A friend and I have become exercise groupies.
The woman who leads our YMCA Monday and Wednesday water aerobics group also teaches Boomer Bootcamp, a more active on-land class of aerobics, weights, and balance exercises. Our usual Friday water group has been taken over by water Zumba - exercise and music in the pool, which in past experience was us in the pool doing precious little while an instructor pranced and posed by the side of the pool, very full of her own wonderfulness.
Instead we tried the Friday Bootcamp offered at the same time. We liked it so much that yesterday we followed our Friday instructor to a neighboring town’s senior center where she teaches the same class.

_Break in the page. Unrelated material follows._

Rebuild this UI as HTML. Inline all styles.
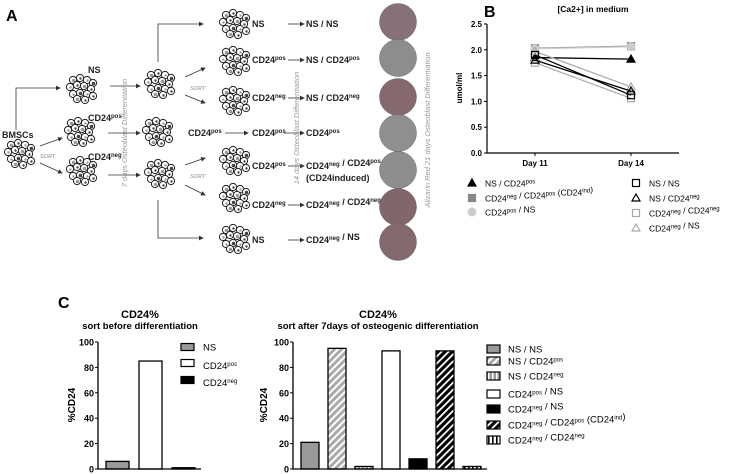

This was a smaller, frailer looking group. To be fair, since this was a senior center, not a Y, the other participants may not have had exercise as their first priority, unlike a member of the Y.
The class was mostly in Capri’s and neatly pressed Ts, as though they’d just stopped off from the grocery store; one woman wandered off midway through, presumably to rejoin the beading class next door. Two other women chatted continuously, only occasionally lifting a weight or doing a half-hearted lunge.
I did find R, a friend from the past, someone who had worked in the same high school I had. She was the exception to the rest of the class, matching the teacher leg lift for leg lift, marching in place at top speed, and swinging 8 pound weights around as though they weighed the same as my puny 3’s.
We got caught up on what our families had been up to in the 25+ years since I’d last seen her. Her second husband had died, but her four children were doing well. I told her about our new granddaughters, and that they’d brought my grandparent bragging rights up to 5.
“You must have scads of your own,” I said.
“Not scads really – I have 12.”
I’d forgotten her skill at one-upsmanship.
During the water break, I was sweating and gulping at my water bottle while R was dabbing lightly at her barely misty brow.
I commented on how little she’d changed since we’d last seen each other.
As we turned to pick up our weights again, she said, “You know, I’m 93.”